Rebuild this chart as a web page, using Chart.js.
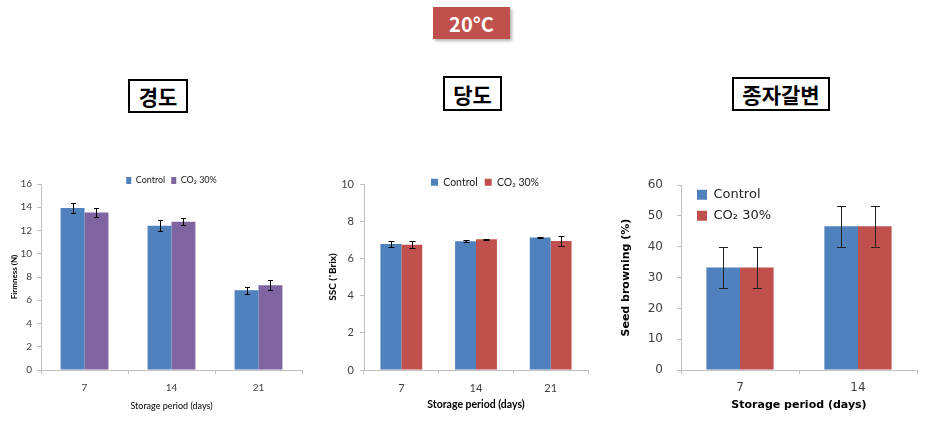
<!DOCTYPE html>
<html>
<head>
<meta charset="utf-8">
<script src="https://cdn.jsdelivr.net/npm/chart.js@4"></script>
<style>
    body { margin: 0; background: #fff; }
    #page { position: relative; width: 930px; height: 427px; overflow: hidden; }
    canvas { position: absolute; }
    .tag {
        position: absolute;
        box-sizing: border-box;
        display: flex;
        align-items: center;
        justify-content: center;
        font-family: "Noto Sans CJK KR", sans-serif;
        font-weight: bold;
        font-size: 21px;
        color: #000;
        background: #fff;
        border: 2px solid #000;
    }
    #temp {
        left: 433px; top: 7px; width: 77px; height: 32px;
        font-size: 20px;
        background: #c0504d; color: #fff; border: none;
        box-shadow: 2px 2px 3px rgba(0, 0, 0, 0.3);
    }
</style>
</head>
<body>
<div id="page">
    <div class="tag" id="temp">20°C</div>
    <div class="tag" style="left:128px; top:79px; width:60px; height:34px;">경도</div>
    <div class="tag" style="left:443px; top:76px; width:59px; height:35px;">당도</div>
    <div class="tag" style="left:732px; top:77px; width:98px; height:34px;">종자갈변</div>
    <canvas id="firmChart" width="310" height="245" style="left:0; top:170px;"></canvas>
    <canvas id="sscChart" width="290" height="245" style="left:310px; top:170px;"></canvas>
    <canvas id="brownChart" width="310" height="251" style="left:620px; top:164px;"></canvas>
</div>
<script>
const days = ['7', '14', '21'];
const firmControl = [13.93, 12.4, 6.85];
const firmControlErr = [0.43, 0.47, 0.31];
const firmCo2 = [13.55, 12.75, 7.3];
const firmCo2Err = [0.36, 0.29, 0.43];

const sscControl = [6.77, 6.92, 7.13];
const sscControlErr = [0.18, 0.05, 0.03];
const sscCo2 = [6.74, 7.03, 6.93];
const sscCo2Err = [0.17, 0.02, 0.25];

const brownDays = ['7', '14'];
const brownControl = [33.3, 46.7];
const brownControlErr = [6.7, 6.7];
const brownCo2 = [33.3, 46.7];
const brownCo2Err = [6.7, 6.7];

const BLUE = '#4f81bd';
const PURPLE = '#8064a2';
const RED = '#c0504d';
const AXIS = '#bfbfbf';

// error bars drawn from the y scale, caps of +-cap px
function errorBars(cap, color) {
    return {
        id: 'errorBars',
        afterDatasetsDraw(chart) {
            const ctx = chart.ctx;
            const y = chart.scales.y;
            ctx.save();
            ctx.strokeStyle = color;
            ctx.lineWidth = 1;
            chart.data.datasets.forEach((ds, i) => {
                chart.getDatasetMeta(i).data.forEach((bar, j) => {
                    const top = Math.round(y.getPixelForValue(ds.data[j] + ds.errors[j])) + 0.5;
                    const bot = Math.round(y.getPixelForValue(ds.data[j] - ds.errors[j])) + 0.5;
                    const x = Math.round(bar.x) + 0.5;
                    ctx.beginPath();
                    ctx.moveTo(x, top); ctx.lineTo(x, bot);
                    ctx.moveTo(x - cap, top); ctx.lineTo(x + cap, top);
                    ctx.moveTo(x - cap, bot); ctx.lineTo(x + cap, bot);
                    ctx.stroke();
                });
            });
            ctx.restore();
        }
    };
}

// legend box: optional fixed height (so the plot top lands where the picture has it),
// then nudged by dx/dy and left unclipped below
function legendPlace(h, dx, dy, inside) {
    return {
        id: 'legendPlace',
        beforeInit(chart) {
            if (h == null) return;
            const fit = chart.legend.fit;
            chart.legend.fit = function () {
                fit.call(this);
                this.height = h;
            };
        },
        afterLayout(chart) {
            const l = chart.legend, ca = chart.chartArea;
            const w = l.width;
            l.left = (inside ? ca.left : l.left) + dx;
            l.top = (inside ? ca.top : l.top) + dy;
            l.right = l.left + w;
            l.bottom = l.top + 60;
        }
    };
}

function axes(o) {
    return {
        x: {
            afterFit: s => { s.height = 45; },
            border: { color: AXIS },
            grid: { drawOnChartArea: false, tickLength: 4, color: AXIS },
            ticks: { color: '#404040', padding: o.xPad, font: o.tickFont },
            title: { display: true, text: 'Storage period (days)', color: '#000', font: o.xTitleFont, padding: { top: 0, bottom: o.xTitlePad } }
        },
        y: {
            afterFit: s => { s.width = o.yWidth; },
            min: 0, max: o.max,
            border: { color: AXIS },
            grid: { drawOnChartArea: false, tickLength: 4, color: AXIS },
            ticks: { stepSize: o.step, color: '#404040', padding: o.yPad, font: o.tickFont },
            title: { display: true, text: o.yTitle, color: '#000', font: o.yTitleFont, padding: { top: o.yTitlePad, bottom: 0 } }
        }
    };
}

new Chart(document.getElementById('firmChart'), {
    type: 'bar',
    data: {
        labels: days,
        datasets: [
            { label: 'Control', data: firmControl, errors: firmControlErr, backgroundColor: BLUE },
            { label: 'CO₂ 30%', data: firmCo2, errors: firmCo2Err, backgroundColor: PURPLE }
        ]
    },
    options: {
        responsive: false,
        animation: false,
        categoryPercentage: 0.55,
        barPercentage: 1,
        layout: { padding: { left: 0, right: 8, top: 0, bottom: 0 } },
        plugins: {
            legend: {
                position: 'top', fullSize: false,
                labels: { boxWidth: 5, boxHeight: 7, padding: 6, color: '#222', font: { family: 'Lato', size: 9 } }
            },
            tooltip: { enabled: false }
        },
        scales: axes({
            max: 16, step: 2, yWidth: 41, yPad: 5, xPad: 8, xTitlePad: 4, yTitlePad: 10,
            yTitle: 'Firmness (N)',
            tickFont: { family: 'Lato', size: 10 },
            xTitleFont: { family: 'Lato', size: 9 },
            yTitleFont: { family: 'Lato', size: 8, weight: 'bold' }
        })
    },
    plugins: [legendPlace(14, 0, 0, false), errorBars(2.5, '#000')]
});

new Chart(document.getElementById('sscChart'), {
    type: 'bar',
    data: {
        labels: days,
        datasets: [
            { label: 'Control', data: sscControl, errors: sscControlErr, backgroundColor: BLUE },
            { label: 'CO₂ 30%', data: sscCo2, errors: sscCo2Err, backgroundColor: RED }
        ]
    },
    options: {
        responsive: false,
        animation: false,
        categoryPercentage: 0.56,
        barPercentage: 1,
        layout: { padding: { left: 0, right: 12, top: 0, bottom: 0 } },
        plugins: {
            legend: {
                position: 'top', fullSize: false,
                labels: { boxWidth: 7, boxHeight: 7, padding: 7, color: '#222', font: { family: 'Lato', size: 10.5 } }
            },
            tooltip: { enabled: false }
        },
        scales: axes({
            max: 10, step: 2, yWidth: 54, yPad: 6, xPad: 8, xTitlePad: 4, yTitlePad: 17,
            yTitle: 'SSC (˚Brix)',
            tickFont: { family: 'Lato', size: 11 },
            xTitleFont: { family: 'Lato', size: 10.5, weight: 'bold' },
            yTitleFont: { family: 'Lato', size: 10, weight: 'bold' }
        })
    },
    plugins: [legendPlace(14, 9, 0, false), errorBars(3, '#000')]
});

new Chart(document.getElementById('brownChart'), {
    type: 'bar',
    data: {
        labels: brownDays,
        datasets: [
            { label: 'Control', data: brownControl, errors: brownControlErr, backgroundColor: BLUE },
            { label: 'CO₂ 30%', data: brownCo2, errors: brownCo2Err, backgroundColor: RED }
        ]
    },
    options: {
        responsive: false,
        animation: false,
        categoryPercentage: 0.57,
        barPercentage: 1,
        layout: { padding: { left: 0, right: 13, top: 7, bottom: 0 } },
        plugins: {
            legend: {
                position: 'chartArea', align: 'start',
                labels: { boxWidth: 10, boxHeight: 10, padding: 8, color: '#222', font: { family: 'DejaVu Sans', size: 13 } }
            },
            tooltip: { enabled: false }
        },
        scales: axes({
            max: 60, step: 10, yWidth: 61, yPad: 14, xPad: 7, xTitlePad: 3, yTitlePad: 0,
            yTitle: 'Seed browning (%)',
            tickFont: { family: 'DejaVu Sans', size: 12 },
            xTitleFont: { family: 'DejaVu Sans', size: 11, weight: 'bold' },
            yTitleFont: { family: 'DejaVu Sans', size: 11, weight: 'bold' }
        })
    },
    plugins: [legendPlace(null, 8, -5, true), errorBars(4.5, '#222')]
});
</script>
</body>
</html>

__________

# [Given problem]
Select and copy every line of the material that holds the string "page".

# [Answer for the task]
Rebuild this chart as a web page, using Chart.js.
    #page { position: relative; width: 930px; height: 427px; overflow: hidden; }
<div id="page">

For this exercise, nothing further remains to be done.